------ DATA BLOCK

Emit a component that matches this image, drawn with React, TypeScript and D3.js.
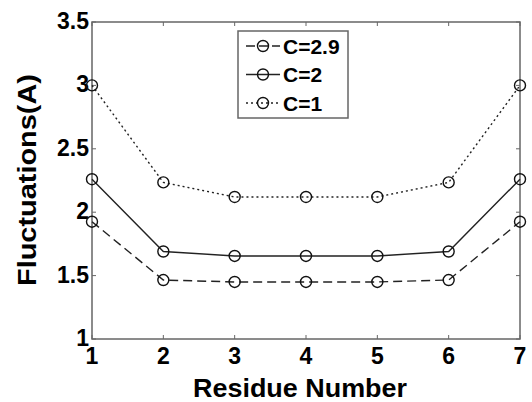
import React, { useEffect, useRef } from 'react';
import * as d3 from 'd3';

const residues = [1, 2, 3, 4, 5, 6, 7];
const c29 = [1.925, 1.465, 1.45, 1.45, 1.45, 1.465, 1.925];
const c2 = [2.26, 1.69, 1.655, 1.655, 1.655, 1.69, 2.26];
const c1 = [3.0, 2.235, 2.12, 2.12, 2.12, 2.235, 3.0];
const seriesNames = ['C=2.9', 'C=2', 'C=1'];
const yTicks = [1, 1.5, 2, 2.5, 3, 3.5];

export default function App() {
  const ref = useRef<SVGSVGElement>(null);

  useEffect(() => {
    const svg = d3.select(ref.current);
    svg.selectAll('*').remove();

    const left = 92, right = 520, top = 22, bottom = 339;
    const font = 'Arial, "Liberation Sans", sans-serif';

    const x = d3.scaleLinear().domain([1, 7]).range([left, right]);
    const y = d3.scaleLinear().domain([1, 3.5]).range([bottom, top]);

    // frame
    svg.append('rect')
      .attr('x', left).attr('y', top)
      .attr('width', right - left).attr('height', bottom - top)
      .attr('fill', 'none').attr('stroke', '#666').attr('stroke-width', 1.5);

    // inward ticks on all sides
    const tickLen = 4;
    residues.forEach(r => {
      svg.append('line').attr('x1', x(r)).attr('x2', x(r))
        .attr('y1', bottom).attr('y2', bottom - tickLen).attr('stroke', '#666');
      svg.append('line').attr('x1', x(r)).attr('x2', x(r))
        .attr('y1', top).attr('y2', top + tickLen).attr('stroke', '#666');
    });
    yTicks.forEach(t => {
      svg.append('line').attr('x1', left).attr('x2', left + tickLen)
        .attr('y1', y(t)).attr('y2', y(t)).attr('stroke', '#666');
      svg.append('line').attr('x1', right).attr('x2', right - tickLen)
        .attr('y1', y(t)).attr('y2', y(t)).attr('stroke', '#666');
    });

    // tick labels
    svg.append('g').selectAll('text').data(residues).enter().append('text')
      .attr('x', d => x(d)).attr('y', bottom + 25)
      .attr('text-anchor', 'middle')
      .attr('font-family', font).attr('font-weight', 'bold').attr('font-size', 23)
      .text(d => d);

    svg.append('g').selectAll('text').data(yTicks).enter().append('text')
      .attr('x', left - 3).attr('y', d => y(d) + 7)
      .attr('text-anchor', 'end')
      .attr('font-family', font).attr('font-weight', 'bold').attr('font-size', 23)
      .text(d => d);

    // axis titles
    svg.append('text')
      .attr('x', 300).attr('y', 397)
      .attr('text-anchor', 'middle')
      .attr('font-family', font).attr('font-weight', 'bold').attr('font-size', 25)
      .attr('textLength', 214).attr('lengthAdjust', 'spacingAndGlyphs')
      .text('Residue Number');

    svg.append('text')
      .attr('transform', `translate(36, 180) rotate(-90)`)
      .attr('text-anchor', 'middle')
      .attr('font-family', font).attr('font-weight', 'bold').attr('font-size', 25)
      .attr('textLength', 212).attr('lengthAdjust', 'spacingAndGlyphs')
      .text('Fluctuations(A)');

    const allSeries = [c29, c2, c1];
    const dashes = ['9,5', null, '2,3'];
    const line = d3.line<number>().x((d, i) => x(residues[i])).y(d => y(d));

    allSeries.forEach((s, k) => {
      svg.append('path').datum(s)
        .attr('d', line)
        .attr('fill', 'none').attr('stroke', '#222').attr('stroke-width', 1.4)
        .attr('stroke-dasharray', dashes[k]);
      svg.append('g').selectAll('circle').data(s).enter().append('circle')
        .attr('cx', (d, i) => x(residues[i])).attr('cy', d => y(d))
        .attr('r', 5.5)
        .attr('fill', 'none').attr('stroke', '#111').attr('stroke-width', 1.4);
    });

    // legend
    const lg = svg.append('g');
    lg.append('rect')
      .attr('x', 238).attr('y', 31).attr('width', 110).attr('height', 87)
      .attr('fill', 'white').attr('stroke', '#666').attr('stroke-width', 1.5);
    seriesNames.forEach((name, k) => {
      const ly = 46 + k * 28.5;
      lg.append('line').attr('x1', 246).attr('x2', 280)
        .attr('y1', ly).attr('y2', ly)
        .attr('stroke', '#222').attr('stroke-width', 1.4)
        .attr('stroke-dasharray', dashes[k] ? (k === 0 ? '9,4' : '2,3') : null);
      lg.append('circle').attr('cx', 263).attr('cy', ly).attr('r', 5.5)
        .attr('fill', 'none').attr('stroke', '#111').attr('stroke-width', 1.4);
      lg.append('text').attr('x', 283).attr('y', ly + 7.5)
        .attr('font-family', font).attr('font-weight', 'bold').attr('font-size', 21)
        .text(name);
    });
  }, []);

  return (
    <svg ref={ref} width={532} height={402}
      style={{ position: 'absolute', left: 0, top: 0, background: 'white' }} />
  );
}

------------

**AIM OF THE EXERCISE**
Reproduce all of the material above word for word. Omit the pictures.

**SOLUTION TO THIS EXERCISE**
Emit a component that matches this image, drawn with React, TypeScript and D3.js.
import React, { useEffect, useRef } from 'react';
import * as d3 from 'd3';

const residues = [1, 2, 3, 4, 5, 6, 7];
const c29 = [1.925, 1.465, 1.45, 1.45, 1.45, 1.465, 1.925];
const c2 = [2.26, 1.69, 1.655, 1.655, 1.655, 1.69, 2.26];
const c1 = [3.0, 2.235, 2.12, 2.12, 2.12, 2.235, 3.0];
const seriesNames = ['C=2.9', 'C=2', 'C=1'];
const yTicks = [1, 1.5, 2, 2.5, 3, 3.5];

export default function App() {
  const ref = useRef<SVGSVGElement>(null);

  useEffect(() => {
    const svg = d3.select(ref.current);
    svg.selectAll('*').remove();

    const left = 92, right = 520, top = 22, bottom = 339;
    const font = 'Arial, "Liberation Sans", sans-serif';

    const x = d3.scaleLinear().domain([1, 7]).range([left, right]);
    const y = d3.scaleLinear().domain([1, 3.5]).range([bottom, top]);

    // frame
    svg.append('rect')
      .attr('x', left).attr('y', top)
      .attr('width', right - left).attr('height', bottom - top)
      .attr('fill', 'none').attr('stroke', '#666').attr('stroke-width', 1.5);

    // inward ticks on all sides
    const tickLen = 4;
    residues.forEach(r => {
      svg.append('line').attr('x1', x(r)).attr('x2', x(r))
        .attr('y1', bottom).attr('y2', bottom - tickLen).attr('stroke', '#666');
      svg.append('line').attr('x1', x(r)).attr('x2', x(r))
        .attr('y1', top).attr('y2', top + tickLen).attr('stroke', '#666');
    });
    yTicks.forEach(t => {
      svg.append('line').attr('x1', left).attr('x2', left + tickLen)
        .attr('y1', y(t)).attr('y2', y(t)).attr('stroke', '#666');
      svg.append('line').attr('x1', right).attr('x2', right - tickLen)
        .attr('y1', y(t)).attr('y2', y(t)).attr('stroke', '#666');
    });

    // tick labels
    svg.append('g').selectAll('text').data(residues).enter().append('text')
      .attr('x', d => x(d)).attr('y', bottom + 25)
      .attr('text-anchor', 'middle')
      .attr('font-family', font).attr('font-weight', 'bold').attr('font-size', 23)
      .text(d => d);

    svg.append('g').selectAll('text').data(yTicks).enter().append('text')
      .attr('x', left - 3).attr('y', d => y(d) + 7)
      .attr('text-anchor', 'end')
      .attr('font-family', font).attr('font-weight', 'bold').attr('font-size', 23)
      .text(d => d);

    // axis titles
    svg.append('text')
      .attr('x', 300).attr('y', 397)
      .attr('text-anchor', 'middle')
      .attr('font-family', font).attr('font-weight', 'bold').attr('font-size', 25)
      .attr('textLength', 214).attr('lengthAdjust', 'spacingAndGlyphs')
      .text('Residue Number');

    svg.append('text')
      .attr('transform', `translate(36, 180) rotate(-90)`)
      .attr('text-anchor', 'middle')
      .attr('font-family', font).attr('font-weight', 'bold').attr('font-size', 25)
      .attr('textLength', 212).attr('lengthAdjust', 'spacingAndGlyphs')
      .text('Fluctuations(A)');

    const allSeries = [c29, c2, c1];
    const dashes = ['9,5', null, '2,3'];
    const line = d3.line<number>().x((d, i) => x(residues[i])).y(d => y(d));

    allSeries.forEach((s, k) => {
      svg.append('path').datum(s)
        .attr('d', line)
        .attr('fill', 'none').attr('stroke', '#222').attr('stroke-width', 1.4)
        .attr('stroke-dasharray', dashes[k]);
      svg.append('g').selectAll('circle').data(s).enter().append('circle')
        .attr('cx', (d, i) => x(residues[i])).attr('cy', d => y(d))
        .attr('r', 5.5)
        .attr('fill', 'none').attr('stroke', '#111').attr('stroke-width', 1.4);
    });

    // legend
    const lg = svg.append('g');
    lg.append('rect')
      .attr('x', 238).attr('y', 31).attr('width', 110).attr('height', 87)
      .attr('fill', 'white').attr('stroke', '#666').attr('stroke-width', 1.5);
    seriesNames.forEach((name, k) => {
      const ly = 46 + k * 28.5;
      lg.append('line').attr('x1', 246).attr('x2', 280)
        .attr('y1', ly).attr('y2', ly)
        .attr('stroke', '#222').attr('stroke-width', 1.4)
        .attr('stroke-dasharray', dashes[k] ? (k === 0 ? '9,4' : '2,3') : null);
      lg.append('circle').attr('cx', 263).attr('cy', ly).attr('r', 5.5)
        .attr('fill', 'none').attr('stroke', '#111').attr('stroke-width', 1.4);
      lg.append('text').attr('x', 283).attr('y', ly + 7.5)
        .attr('font-family', font).attr('font-weight', 'bold').attr('font-size', 21)
        .text(name);
    });
  }, []);

  return (
    <svg ref={ref} width={532} height={402}
      style={{ position: 'absolute', left: 0, top: 0, background: 'white' }} />
  );
}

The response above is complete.